There are scenarios where a new build makes sense. Retained negative gearing helps with cash flow and for some investors it also improves borrowing capacity. The depreciation benefits in the early years can be meaningful and lower maintenance costs are a genuine advantage.

If a new build genuinely aligns with your goals and the location holds up on its own merits, it can be the right call. But those cases are more selective than a lot of the current marketing would suggest.

Where we get cautious

For most property investors, capital growth is the primary objective. And the single biggest driver of long term growth is location quality, which comes down to supply and demand fundamentals.

This is where new builds often fall short.

Most new development happens in areas where land is readily available. That same availability means ongoing supply coming onto the market over time, which works directly against price growth. You are also paying a developer premium from day one in these locations. New builds are typically concentrated in areas with large parcels of vacant land, which often means greater distance from established infrastructure, employment hubs and the amenity that tenants and future buyers actually want. The desirability of these areas relative to more established suburbs is not a given, and that question mark sits over both long term sale prices and rental demand from day one.

On rentals specifically, if a significant number of investors move into new build stock at the same time, those areas are going to absorb a large wave of rental supply all at once. That creates a real risk of high vacancy rates, softening rents or both. Yield projections that look reasonable today can look very different when you are competing with a dozen near identical properties on the same street for the same tenant pool.

And when the time comes to sell, the new build premium is gone. The asset is now established stock, competing in the very market you paid above the odds to avoid. Your buyer pool narrows and the key selling point has disappeared. It is worth thinking about your eventual exit before you commit to the entry.

When you compare that against the opportunity cost of buying a well selected established asset in a genuinely constrained market, the numbers often tell a different story. A property in a location with real supply restrictions and strong long term demand drivers will, in our view, outperform a new build with tax advantages but weak fundamentals in most scenarios.

There is one more issue we want to raise directly, because we do not hear it talked about enough.

If someone is recommending a new build to you, the first question to ask is: what are you getting out of this?

Developers carry the largest margins in the market and they have a long history of sharing those margins with the professionals who refer clients to them. Buyer's agents, mortgage brokers and financial advisers can all receive significant commissions from developers for directing clients toward new stock. We have seen it time and time again. The advice may not be as independent as it appears.

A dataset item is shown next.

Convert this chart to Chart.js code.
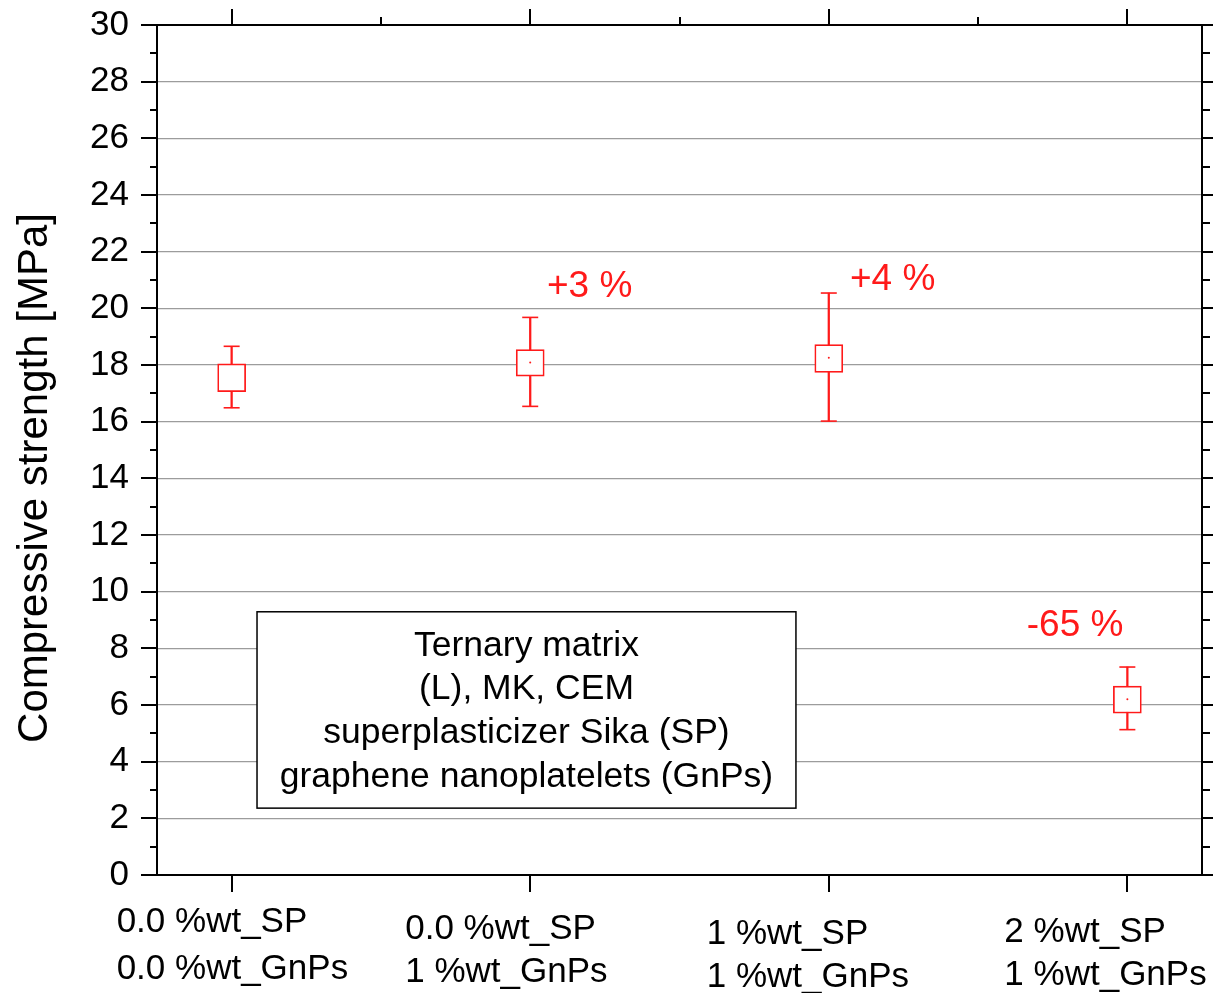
<!DOCTYPE html>
<html>
<head>
<meta charset="utf-8">
<script src="https://cdn.jsdelivr.net/npm/chart.js@4.4.0/dist/chart.umd.min.js"></script>
<style>
html,body{margin:0;padding:0;background:#fff;}
#wrap{width:1213px;height:993px;}
</style>
</head>
<body>
<div id="wrap"><canvas id="c" width="1213" height="993"></canvas></div>
<script>
// ---------- data ----------
const categories = [
  ['0.0 %wt_SP', '0.0 %wt_GnPs'],
  ['0.0 %wt_SP', '1 %wt_GnPs'],
  ['1 %wt_SP', '1 %wt_GnPs'],
  ['2 %wt_SP', '1 %wt_GnPs']
];
const whiskerLow  = [16.49, 16.54, 16.02, 5.13];
const boxLow      = [17.06, 17.61, 17.74, 5.71];
const boxHigh     = [18.04, 18.54, 18.72, 6.67];
const whiskerHigh = [18.66, 19.68, 20.54, 7.34];
const means       = [null, 18.09, 18.26, 6.20];
const changeLabels = ['', '+3 %', '+4 %', '-65 %'];
const yMin = 0, yMax = 30, yStep = 2;
const yTitle = 'Compressive strength [MPa]';
const noteLines = ['Ternary matrix', '(L), MK, CEM', 'superplasticizer Sika (SP)', 'graphene nanoplatelets (GnPs)'];

// ---------- styling / layout ----------
const RED = '#ff1a1a';
const FONT = '"Liberation Sans", Arial, sans-serif';
const idx = categories.map((_, i) => i);

const layoutOpts = {
  xLabelDx: [-115, -125, -122, -123],
  xLabelLine1: [932, 939, 944, 942],
  xLabelLine2: [979, 982, 987, 985],
  annPos: [null, {x: 1.056, y: 20.40}, {x: 2.071, y: 20.65}, {x: 2.663, y: 8.44}],
  note: {x0: 0.085, x1: 1.89, yTop: 9.29, yBot: 2.36, firstBaseline: 44, lineStep: 43.7},
  title: {x: 47, y: 478}
};

const decorPlugin = {
  id: 'decor',
  afterDatasetsDraw(chart) {
    const ctx = chart.ctx, xs = chart.scales.x, ys = chart.scales.y;
    ctx.save();
    ctx.fillStyle = RED;
    ctx.font = '37px ' + FONT;
    ctx.textAlign = 'left';
    ctx.textBaseline = 'alphabetic';
    changeLabels.forEach((t, i) => {
      const p = layoutOpts.annPos[i];
      if (!t || !p) return;
      ctx.fillText(t, xs.getPixelForValue(p.x), ys.getPixelForValue(p.y));
    });
    ctx.restore();
  },
  afterDraw(chart) {
    const ctx = chart.ctx, xs = chart.scales.x, ys = chart.scales.y;
    const a = chart.chartArea;
    ctx.save();
    // note box
    const n = layoutOpts.note;
    const bx0 = xs.getPixelForValue(n.x0), bx1 = xs.getPixelForValue(n.x1);
    const by0 = ys.getPixelForValue(n.yTop), by1 = ys.getPixelForValue(n.yBot);
    ctx.fillStyle = '#fff';
    ctx.fillRect(bx0, by0, bx1 - bx0, by1 - by0);
    ctx.strokeStyle = '#000';
    ctx.lineWidth = 1.5;
    ctx.strokeRect(bx0, by0, bx1 - bx0, by1 - by0);
    ctx.fillStyle = '#000';
    ctx.font = '35.5px ' + FONT;
    ctx.textAlign = 'center';
    ctx.textBaseline = 'alphabetic';
    noteLines.forEach((l, i) => {
      ctx.fillText(l, (bx0 + bx1) / 2, by0 + n.firstBaseline + i * n.lineStep);
    });

    // frame
    ctx.strokeStyle = '#000';
    ctx.lineWidth = 2;
    ctx.strokeRect(a.left, a.top, a.right - a.left, a.bottom - a.top);
    ctx.beginPath();
    for (let v = yMin; v <= yMax; v += 1) {
      const y = Math.round(ys.getPixelForValue(v));
      const major = v % yStep === 0;
      const len = major ? 16 : 7;
      ctx.moveTo(a.left - len, y); ctx.lineTo(a.left, y);
      ctx.moveTo(a.right, y); ctx.lineTo(a.right + (major ? 16 : 8), y);
    }
    idx.forEach(i => {
      const x = Math.round(xs.getPixelForValue(i));
      ctx.moveTo(x, a.top); ctx.lineTo(x, a.top - 16);
      ctx.moveTo(x, a.bottom); ctx.lineTo(x, a.bottom + 17);
      if (i < idx.length - 1) {
        const xm = Math.round(xs.getPixelForValue(i + 0.5));
        ctx.moveTo(xm, a.top); ctx.lineTo(xm, a.top - 8);
      }
    });
    ctx.stroke();

    // x category labels
    ctx.fillStyle = '#000';
    ctx.font = '35px ' + FONT;
    ctx.textAlign = 'left';
    categories.forEach((lines, i) => {
      const x = xs.getPixelForValue(i) + layoutOpts.xLabelDx[i];
      ctx.fillText(lines[0], x, layoutOpts.xLabelLine1[i]);
      ctx.fillText(lines[1], x, layoutOpts.xLabelLine2[i]);
    });

    // y axis title
    ctx.translate(layoutOpts.title.x, layoutOpts.title.y);
    ctx.rotate(-Math.PI / 2);
    ctx.font = '42px ' + FONT;
    ctx.textAlign = 'center';
    ctx.textBaseline = 'alphabetic';
    ctx.fillText(yTitle, 0, 0);
    ctx.restore();
  }
};

new Chart(document.getElementById('c'), {
  type: 'scatter',
  data: {
    datasets: [
      {
        type: 'bar',
        label: 'whisker',
        data: idx.map(i => ({x: i, y: [whiskerLow[i], whiskerHigh[i]]})),
        backgroundColor: RED,
        borderWidth: 0,
        grouped: false,
        barThickness: 1.6,
        maxBarThickness: 1.6,
        order: 4
      },
      {
        type: 'bar',
        label: 'box',
        data: idx.map(i => ({x: i, y: [boxLow[i], boxHigh[i]]})),
        backgroundColor: '#ffffff',
        borderColor: RED,
        borderWidth: 1.7,
        borderSkipped: false,
        grouped: false,
        barThickness: 28,
        maxBarThickness: 28,
        order: 3
      },
      {
        label: 'caps',
        data: idx.flatMap(i => [{x: i, y: whiskerLow[i]}, {x: i, y: whiskerHigh[i]}]),
        pointStyle: 'line',
        pointRadius: 8,
        borderColor: RED,
        borderWidth: 1.6,
        order: 2
      },
      {
        label: 'mean',
        data: idx.filter(i => means[i] !== null).map(i => ({x: i, y: means[i]})),
        pointStyle: 'circle',
        pointRadius: 1,
        backgroundColor: RED,
        borderWidth: 0,
        order: 1
      }
    ]
  },
  options: {
    responsive: false,
    animation: false,
    devicePixelRatio: 1,
    layout: {padding: {left: 0, top: 25, right: 11, bottom: 118}},
    plugins: {legend: {display: false}, tooltip: {enabled: false}},
    scales: {
      x: {type: 'linear', min: -0.25, max: 3.25, offset: false, display: false},
      y: {
        type: 'linear',
        min: yMin, max: yMax,
        afterFit(s) { s.width = 157; s.paddingTop = 0; s.paddingBottom = 0; },
        border: {display: false},
        grid: {color: '#9c9c9c', lineWidth: 1.3, drawTicks: false},
        ticks: {stepSize: yStep, padding: 28, color: '#000', font: {family: FONT, size: 35}}
      }
    }
  },
  plugins: [decorPlugin]
});
</script>
</body>
</html>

We want to be completely transparent: SVG Property Advisory does not and will never accept commissions from developers. Our advice is 100% independent. We have no financial interest in what you buy, only in whether it is the right asset for you. So when we tell you to be cautious, it is not because we have something to gain from steering you elsewhere. It is because the data and our experience support that caution.

If you are seriously considering a new build, ask whoever is guiding you whether they are receiving any referral fee or commission from the developer before you commit. You are entitled to a straight answer.

The question worth asking

The right framing is not "new build or established?" The right framing is "does this property, in this location, at this price, get me closer to my long term goals?" Tax benefits should improve a good investment. They should not be the reason you compromise on the fundamentals that actually drive wealth creation over time.

Final thoughts

The budget has shifted the playing field but it has not rewritten what makes a good investment. Supply and demand dynamics, location quality, and long term demand drivers still matter more than the tax structure around any single asset.

More than ever, this environment rewards clarity on your own goals and truly independent advice on how to achieve them.